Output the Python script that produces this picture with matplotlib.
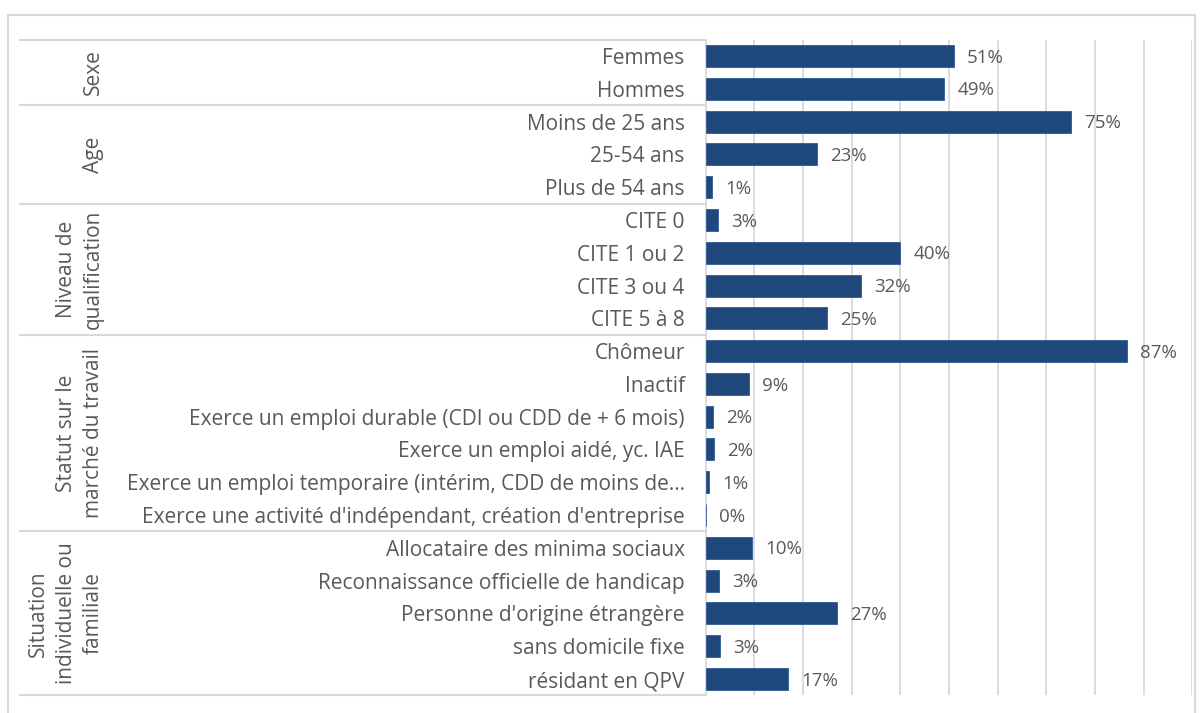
import matplotlib.pyplot as plt
from matplotlib.lines import Line2D
from matplotlib.transforms import blended_transform_factory

# data
categories = ['Femmes', 'Hommes',
              'Moins de 25 ans', '25-54 ans', 'Plus de 54 ans',
              'CITE 0', 'CITE 1 ou 2', 'CITE 3 ou 4', 'CITE 5 à 8',
              'Chômeur', 'Inactif',
              'Exerce un emploi durable (CDI ou CDD de + 6 mois)',
              'Exerce un emploi aidé, yc. IAE',
              'Exerce un emploi temporaire (intérim, CDD de moins de…',
              "Exerce une activité d'indépendant, création d'entreprise",
              'Allocataire des minima sociaux',
              'Reconnaissance officielle de handicap',
              "Personne d'origine étrangère",
              'sans domicile fixe',
              'résidant en QPV']
values = [0.51, 0.49,
          0.75, 0.23, 0.013,
          0.026, 0.40, 0.32, 0.25,
          0.866, 0.09, 0.015, 0.018, 0.008, 0.0,
          0.095, 0.027, 0.27, 0.03, 0.17]
groups = ['Sexe', 'Age', 'Niveau de\nqualification',
          'Statut sur le\nmarché du travail',
          'Situation\nindividuelle ou\nfamiliale']
group_sizes = [2, 3, 4, 6, 5]

plt.rcParams['font.family'] = ['Open Sans', 'DejaVu Sans']
W, H = 1203, 713
fig = plt.figure(figsize=(W / 100, H / 100), dpi=100)
ax = fig.add_axes([705.5 / W, 1 - 695.4 / H, (1192.3 - 705.5) / W, (695.4 - 39.6) / H])

txt = '#595959'
grid = '#d9d9d9'
n = len(categories)
y = list(range(n))
ax.barh(y, values, height=0.67, color='#1F497D', edgecolor='#2E5C94', linewidth=0.6, zorder=3)
ax.set_ylim(n - 0.5, -0.5)
ax.set_xlim(0, 1.0)
ax.set_xticks([i / 10 for i in range(1, 11)])
ax.xaxis.grid(True, color=grid, linewidth=1.3, zorder=0)
ax.tick_params(axis='x', length=0, labelbottom=False)
ax.set_yticks(y)
ax.set_yticklabels(categories, fontsize=15, color=txt)
ax.tick_params(axis='y', length=0, pad=15)
for s in ['top', 'right', 'bottom']:
    ax.spines[s].set_visible(False)
ax.spines['left'].set_color(grid)
ax.spines['left'].set_linewidth(1.3)

for i, v in enumerate(values):
    ax.text(v + 0.027, i + 0.05, f'{round(v * 100):.0f}%', va='center', ha='left',
            fontsize=13.5, color=txt)

# group separators and labels
tr = blended_transform_factory(fig.transFigure, ax.transData)
start = 0
bounds = [-0.5]
for g, size in zip(groups, group_sizes):
    end = start + size
    bounds.append(end - 0.5)
    ax.text(104 / W, (start + end - 1) / 2, g, transform=tr, rotation=90,
            ha='right', va='center', multialignment='center',
            fontsize=15, color=txt, linespacing=1.4)
    start = end
for b in bounds:
    ax.add_line(Line2D([20 / W, 705.5 / W], [b, b], transform=tr, color=grid,
                       linewidth=1.5, clip_on=False))

# outer frame
fig.add_artist(Line2D([8 / W, 8 / W], [0, 1 - 15 / H], color='#d9d9d9', linewidth=1.5))
fig.add_artist(Line2D([8 / W, 1195 / W], [1 - 15 / H, 1 - 15 / H], color='#d9d9d9', linewidth=1.5))
fig.add_artist(Line2D([1195 / W, 1195 / W], [0, 1 - 15 / H], color='#d9d9d9', linewidth=1.5))

fig.savefig('out.png', dpi=100)
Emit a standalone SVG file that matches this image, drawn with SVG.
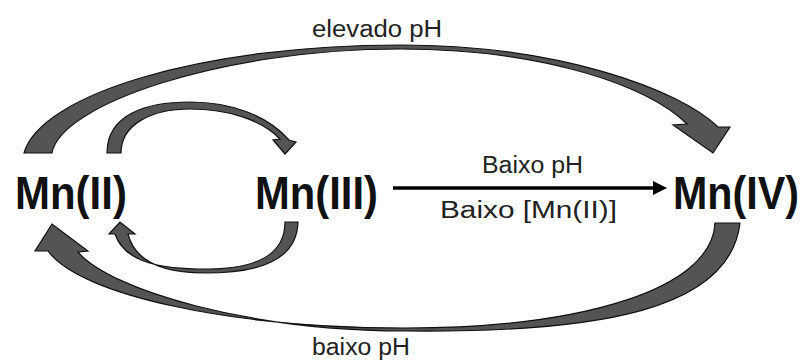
<svg xmlns="http://www.w3.org/2000/svg" width="810" height="361" viewBox="0 0 810 361">
  <style>
    .species { font-family: "Liberation Sans", Arial, sans-serif; font-weight: bold; font-size: 46px; fill: #111; }
    .cond { font-family: "Liberation Sans", Arial, sans-serif; font-size: 23px; fill: #222; }
    .curved { fill: #545454; stroke: #111; stroke-width: 1.2; stroke-linejoin: miter; }
    .straight { stroke: #000; stroke-width: 3.5; fill: none; }
  </style>
  <rect width="810" height="361" fill="#fff"/>

  <!-- connectors -->
  <g id="connectors">
    <!-- Mn(II) to Mn(IV), over the top -->
    <path class="curved" d="M 24,153 C 40,95 200,45 400,45 C 560,45 680,90 718,127 L 730,127 L 713,153 L 673,125 L 687,124 C 650,88 550,49 400,49 C 220,49 60,105 52,153 Z"/>
    <!-- Mn(II) to Mn(III), small upper loop -->
    <path class="curved" d="M 107,153 C 107,115 145,102 190,102 C 232,102 268,116 289,140 L 296,142 L 285,154 L 273,140 L 280,139 C 262,120 228,109 190,109 C 152,109 121,124 121,153 Z"/>
    <!-- Mn(III) to Mn(II), small lower loop -->
    <path class="curved" d="M 298,222 C 297,260 260,273 205,273 C 165,273 135,262 128,234 L 135,234 L 120,222 L 109,234 L 115,234 C 125,264 165,269 205,269 C 255,269 285,256 285,222 Z"/>
    <!-- Mn(IV) to Mn(II), under the bottom -->
    <path class="curved" d="M 740,223 C 730,310 600,333 405,331 C 250,331 110,290 78,252 L 88,251 L 52,224 L 35,251 L 48,251 C 80,295 230,328 405,328 C 580,328 712,290 715,223 Z"/>
    <!-- Mn(III) to Mn(IV), straight -->
    <line class="straight" x1="393" y1="188" x2="656" y2="188"/>
    <polygon points="653,181 667,188 653,195" fill="#000"/>
  </g>

  <!-- condition labels -->
  <g id="labels">
    <text class="cond" x="312" y="37" textLength="130" lengthAdjust="spacingAndGlyphs">elevado pH</text>
    <text class="cond" x="482" y="173" textLength="101" lengthAdjust="spacingAndGlyphs">Baixo pH</text>
    <text class="cond" x="440" y="218" textLength="177" lengthAdjust="spacingAndGlyphs">Baixo [Mn(II)]</text>
    <text class="cond" x="312" y="355" textLength="98" lengthAdjust="spacingAndGlyphs">baixo pH</text>
  </g>

  <!-- species, horizontally condensed -->
  <g id="mn2">
    <text class="species" transform="translate(15,209) scale(0.913,1)">Mn(II)</text>
  </g>
  <g id="mn3">
    <text class="species" transform="translate(255,209) scale(0.908,1)">Mn(III)</text>
  </g>
  <g id="mn4">
    <text class="species" transform="translate(673,209) scale(0.897,1)">Mn(IV)</text>
  </g>
</svg>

▶ **What is being asked**
Write the listing out a second time exactly, dropping all images.

▶ **Task output**
Output the Python script that produces this picture with matplotlib.
import matplotlib.pyplot as plt
from matplotlib.lines import Line2D
from matplotlib.transforms import blended_transform_factory

# data
categories = ['Femmes', 'Hommes',
              'Moins de 25 ans', '25-54 ans', 'Plus de 54 ans',
              'CITE 0', 'CITE 1 ou 2', 'CITE 3 ou 4', 'CITE 5 à 8',
              'Chômeur', 'Inactif',
              'Exerce un emploi durable (CDI ou CDD de + 6 mois)',
              'Exerce un emploi aidé, yc. IAE',
              'Exerce un emploi temporaire (intérim, CDD de moins de…',
              "Exerce une activité d'indépendant, création d'entreprise",
              'Allocataire des minima sociaux',
              'Reconnaissance officielle de handicap',
              "Personne d'origine étrangère",
              'sans domicile fixe',
              'résidant en QPV']
values = [0.51, 0.49,
          0.75, 0.23, 0.013,
          0.026, 0.40, 0.32, 0.25,
          0.866, 0.09, 0.015, 0.018, 0.008, 0.0,
          0.095, 0.027, 0.27, 0.03, 0.17]
groups = ['Sexe', 'Age', 'Niveau de\nqualification',
          'Statut sur le\nmarché du travail',
          'Situation\nindividuelle ou\nfamiliale']
group_sizes = [2, 3, 4, 6, 5]

plt.rcParams['font.family'] = ['Open Sans', 'DejaVu Sans']
W, H = 1203, 713
fig = plt.figure(figsize=(W / 100, H / 100), dpi=100)
ax = fig.add_axes([705.5 / W, 1 - 695.4 / H, (1192.3 - 705.5) / W, (695.4 - 39.6) / H])

txt = '#595959'
grid = '#d9d9d9'
n = len(categories)
y = list(range(n))
ax.barh(y, values, height=0.67, color='#1F497D', edgecolor='#2E5C94', linewidth=0.6, zorder=3)
ax.set_ylim(n - 0.5, -0.5)
ax.set_xlim(0, 1.0)
ax.set_xticks([i / 10 for i in range(1, 11)])
ax.xaxis.grid(True, color=grid, linewidth=1.3, zorder=0)
ax.tick_params(axis='x', length=0, labelbottom=False)
ax.set_yticks(y)
ax.set_yticklabels(categories, fontsize=15, color=txt)
ax.tick_params(axis='y', length=0, pad=15)
for s in ['top', 'right', 'bottom']:
    ax.spines[s].set_visible(False)
ax.spines['left'].set_color(grid)
ax.spines['left'].set_linewidth(1.3)

for i, v in enumerate(values):
    ax.text(v + 0.027, i + 0.05, f'{round(v * 100):.0f}%', va='center', ha='left',
            fontsize=13.5, color=txt)

# group separators and labels
tr = blended_transform_factory(fig.transFigure, ax.transData)
start = 0
bounds = [-0.5]
for g, size in zip(groups, group_sizes):
    end = start + size
    bounds.append(end - 0.5)
    ax.text(104 / W, (start + end - 1) / 2, g, transform=tr, rotation=90,
            ha='right', va='center', multialignment='center',
            fontsize=15, color=txt, linespacing=1.4)
    start = end
for b in bounds:
    ax.add_line(Line2D([20 / W, 705.5 / W], [b, b], transform=tr, color=grid,
                       linewidth=1.5, clip_on=False))

# outer frame
fig.add_artist(Line2D([8 / W, 8 / W], [0, 1 - 15 / H], color='#d9d9d9', linewidth=1.5))
fig.add_artist(Line2D([8 / W, 1195 / W], [1 - 15 / H, 1 - 15 / H], color='#d9d9d9', linewidth=1.5))
fig.add_artist(Line2D([1195 / W, 1195 / W], [0, 1 - 15 / H], color='#d9d9d9', linewidth=1.5))

fig.savefig('out.png', dpi=100)
Emit a standalone SVG file that matches this image, drawn with SVG.
<svg xmlns="http://www.w3.org/2000/svg" width="810" height="361" viewBox="0 0 810 361">
  <style>
    .species { font-family: "Liberation Sans", Arial, sans-serif; font-weight: bold; font-size: 46px; fill: #111; }
    .cond { font-family: "Liberation Sans", Arial, sans-serif; font-size: 23px; fill: #222; }
    .curved { fill: #545454; stroke: #111; stroke-width: 1.2; stroke-linejoin: miter; }
    .straight { stroke: #000; stroke-width: 3.5; fill: none; }
  </style>
  <rect width="810" height="361" fill="#fff"/>

  <!-- connectors -->
  <g id="connectors">
    <!-- Mn(II) to Mn(IV), over the top -->
    <path class="curved" d="M 24,153 C 40,95 200,45 400,45 C 560,45 680,90 718,127 L 730,127 L 713,153 L 673,125 L 687,124 C 650,88 550,49 400,49 C 220,49 60,105 52,153 Z"/>
    <!-- Mn(II) to Mn(III), small upper loop -->
    <path class="curved" d="M 107,153 C 107,115 145,102 190,102 C 232,102 268,116 289,140 L 296,142 L 285,154 L 273,140 L 280,139 C 262,120 228,109 190,109 C 152,109 121,124 121,153 Z"/>
    <!-- Mn(III) to Mn(II), small lower loop -->
    <path class="curved" d="M 298,222 C 297,260 260,273 205,273 C 165,273 135,262 128,234 L 135,234 L 120,222 L 109,234 L 115,234 C 125,264 165,269 205,269 C 255,269 285,256 285,222 Z"/>
    <!-- Mn(IV) to Mn(II), under the bottom -->
    <path class="curved" d="M 740,223 C 730,310 600,333 405,331 C 250,331 110,290 78,252 L 88,251 L 52,224 L 35,251 L 48,251 C 80,295 230,328 405,328 C 580,328 712,290 715,223 Z"/>
    <!-- Mn(III) to Mn(IV), straight -->
    <line class="straight" x1="393" y1="188" x2="656" y2="188"/>
    <polygon points="653,181 667,188 653,195" fill="#000"/>
  </g>

  <!-- condition labels -->
  <g id="labels">
    <text class="cond" x="312" y="37" textLength="130" lengthAdjust="spacingAndGlyphs">elevado pH</text>
    <text class="cond" x="482" y="173" textLength="101" lengthAdjust="spacingAndGlyphs">Baixo pH</text>
    <text class="cond" x="440" y="218" textLength="177" lengthAdjust="spacingAndGlyphs">Baixo [Mn(II)]</text>
    <text class="cond" x="312" y="355" textLength="98" lengthAdjust="spacingAndGlyphs">baixo pH</text>
  </g>

  <!-- species, horizontally condensed -->
  <g id="mn2">
    <text class="species" transform="translate(15,209) scale(0.913,1)">Mn(II)</text>
  </g>
  <g id="mn3">
    <text class="species" transform="translate(255,209) scale(0.908,1)">Mn(III)</text>
  </g>
  <g id="mn4">
    <text class="species" transform="translate(673,209) scale(0.897,1)">Mn(IV)</text>
  </g>
</svg>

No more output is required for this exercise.